The case we are considering is essentially one on the part of the petitioner to protect from interference by striking former employes of the Tool Company the contract which that company had with the men employed by it to take their places. Petitioner's claim of right, the validity of which we are not called upon to determine, is rested wholly upon the contract of the Tool Company with its employes, and the character and construction of that contract of employment must inevitably be passed upon in any decision of the case, and obviously, if the petitioner should fail in such a suit as this, with the Tool Company not a party, any decree rendered would not prevent a relitigating of the same questions in the same or in any other proper court, and it would settle nothing.

12

Thus, if the Tool Company be considered as having any corporate existence whatever separate from that of the petitioner, it must have an interest in the controversy, involved in such a case as we have here, of a nature such that a final decree could not be made without affecting that interest, and perhaps not without leaving the controversy in a condition wholly inconsistent with that equity which seeks to put an end to litigation by doing complete and final justice, and therefore it must be concluded that it was an indispensable party, within the quoted longestablished rule.

13

Plainly the appellant was not mistaken when it made the Tool Company a party to the suit.
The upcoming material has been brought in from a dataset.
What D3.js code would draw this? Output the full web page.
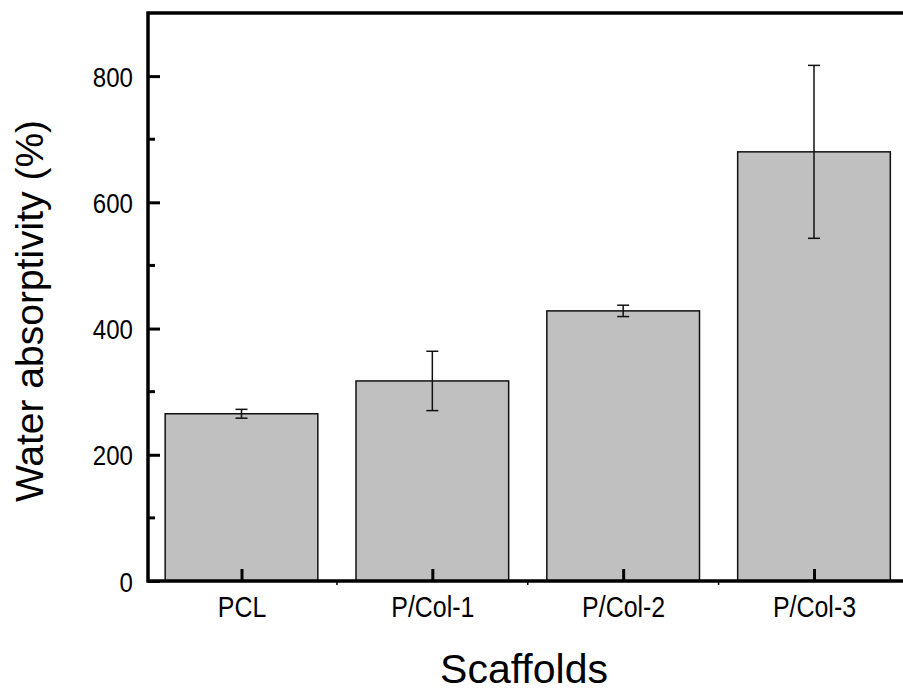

But making it a party defendant could not give to the District Court jurisdiction against the objection of another party, or over the court's own scrutiny of the record, unless there existed a genuine controversy between it and the plaintiff, the petitioner. Judicial Code, § 24 (Comp. St. § 991). That there was not and could not be any substantial controversy, and 'collision of interest,' between the petitioner and the Tool Company, is of course obvious from the potential control which the ownership of stock by the former gave it over the latter company, and from the actual control effected by the membership of the boards of directors and by the selection of executive officers of the two companies, which have been described.

14

Looking, as the court must, beyond the pleadings, and arranging the parties according to their real interest in the dispute involved in the case, Dawson v. Columbia, &c., Trust Co., 197 U. S. 178, 180, 25 Sup. Ct. 420, 49 L. Ed. 713, Steele v. Culver, 211 U. S. 26, 29, 29 Sup. Ct. 9, 53 L. Ed. 74, it is clear that the identity of interest of the Tool Company with the petitioner required that the two be aligned as plaintiffs, and that, with them so classified, the case did not present a controversy wholly between citizens of different states, within the jurisdiction of the District Court. Coal Co. v. Blatchford, 11 Wall. 172, 20 L. Ed. 179; Hooe v. Jamieson, 166 U. S. 395, 17 Sup. Ct. 596, 41 L. Ed. 1049.

15

The allegations of the bill that the contracts which the petitioner had with the United States government were of a character which must be given priority under section 120 of the National Defense Act, approved June 3, 1916 (39 Stat. pp. 166, 213 [Comp. St. §§ 3115g, 3115f, 3115h]), and that they involved interstate commerce, are much too casual and meager to give serious color to the claim now made that the cause of action asserted is one arising under the laws of the United States. The contention is an afterthought, and plainly was not in the mind of the writer of the bill of complaint.

16

It results that the decree of the Circuit Court of Appeals must be affirmed.

17

Appeal dismissed, petition for writ of certiorari granted, and decree of the Circuit Court of Appeals affirmed.

18

Mr. Justice PITNEY and Mr. Justice McREYNOLDS dissent.